In France, urban development and climate change has caused a dramatic drop in truffle production, with this year’s harvest topping at only half of what was expected. While there are already a few truffle orchards in North Carolina, they range from two to five acres in size and have been unable to keep up with demand, mostly supplying truffles to chefs at local and national restaurants.
Warren, who lives in Parkland, Fla., but was born and raised in London, tried his first truffle shaved over pasta when he was only 4 years old. “Once you’ve tasted a truffle, it has such a unique taste and aroma that, if you can afford it, you’re going to taste it again,” he says. Warren was working as a professional investment analyst when, on a visit to a restaurant in New Orleans, he noticed that truffles were on the menu. He asked the waiter where they came from and learned that they’d been cultivated in North Carolina. He and company co-founder Susan Rice saw an opportunity. At 200 acres, Black Diamond will be the largest truffle orchard in the United States. It plans to supply restaurants, retailers, hotels and online customers around the world.
Early this year, they planted their first 5,500 oak trees on half the farmland and plan to have the remaining 100 acres completely planted by fall 2009. Since they’re expecting the first crop to take five years to grow, in the meantime Black Diamond will be selling other truffle products like truffle oil, truffle butter and truffle pasta.
Even so, once the truffles grow in the Black Diamond farmland, located in a small town called Vass in central North Carolina, they’ll still be a hard-to-find delicacy.
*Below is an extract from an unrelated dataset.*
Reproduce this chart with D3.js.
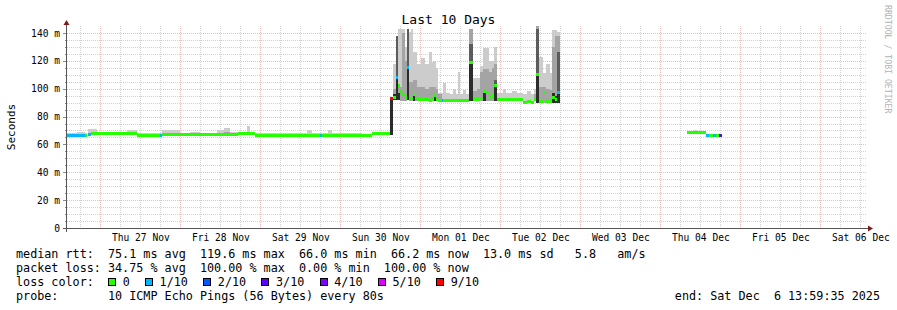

That’s because, being entirely underground, they’re literally hard to find. Truffle hunting is carried out by pigs or dogs that are especially trained to sniff their scent from the ground, though dogs tend to be the preferred method because pigs, like humans, find the truffles quite appetizing and have been known to eat the goods.
If $800 a pound still sounds a bit steep, the good news is that you’ll rarely need a whole pound of black truffles to enjoy their taste. Typically they’re served grated over dishes such as pastas and risotto. At La Cofradia, a high-end Miami restaurant, for example, Chef Jean Paul Desmaison shaves truffles over a fresh porcini risotto, though he notes the dish isn’t always on the menu. “Maybe for the weekend we’ll do a special,” he says, “and only when they’re in season,” which is from Dec. 1 to March 15. “Truffles are not like any other food. The flavors are very complex. They’re rich and strong, but not too strong, with a bit of an earthy flavor.” Aside from the risotto dish, Desmaison also will offer to shave a little bit of truffle over customers’ pasta dishes or soups. The cost is an additional $25 to $30, depending on the current price per pound.
In North Carolina, the price, more than the taste, has created quite an interest. The state is the nation’s largest producer of tobacco, a crop that yields about $4,000 per acre. Warren estimates that in its first year, Black Diamond will yield $30,000 to $40,000 per acre. Multiply that by 200 acres and there’s the potential for the transformation of a farming economy that’s traditionally relied on tobacco. Armed with these kinds of numbers and a $25 million investment, Warren and Rice have been able to attract an advisory team that includes George Little, the 2004 North Carolina gubernatorial candidate; attorney Mark Mirkin; and Florida Sen. Jeremy Ring.
“I think the opportunity is there for this to be the start of a tremendous marketplace in this country,” Ring says. “It goes very well with high-end products, and it’s probably not far off from where Napa Valley and other parts of this country that produce wine were years ago.”
Until then, what’s a truffle lover to do? Gourmet food markets will sometimes stock white and black truffles when they’re in season. During the off-season, you might find white truffles in a jar or you may find a can of cream of black truffles, like I did recently when I went on a hunt for the gourmet tuber.
Warren hopes to increase the accessibility and awareness of black truffles by making their products available through their website. “Like anyone else can go online and buy a bottle of olive oil or a case of wine from a winery in California, people will be able to go online and buy a pound of truffles, or half a pound, or truffle oil or butter,” he says. “Five years from now people are going to know more about truffles than what they know today.”
I, for one, sure hope so, because when I asked about black truffles at my local market, I was told that they only had caramel.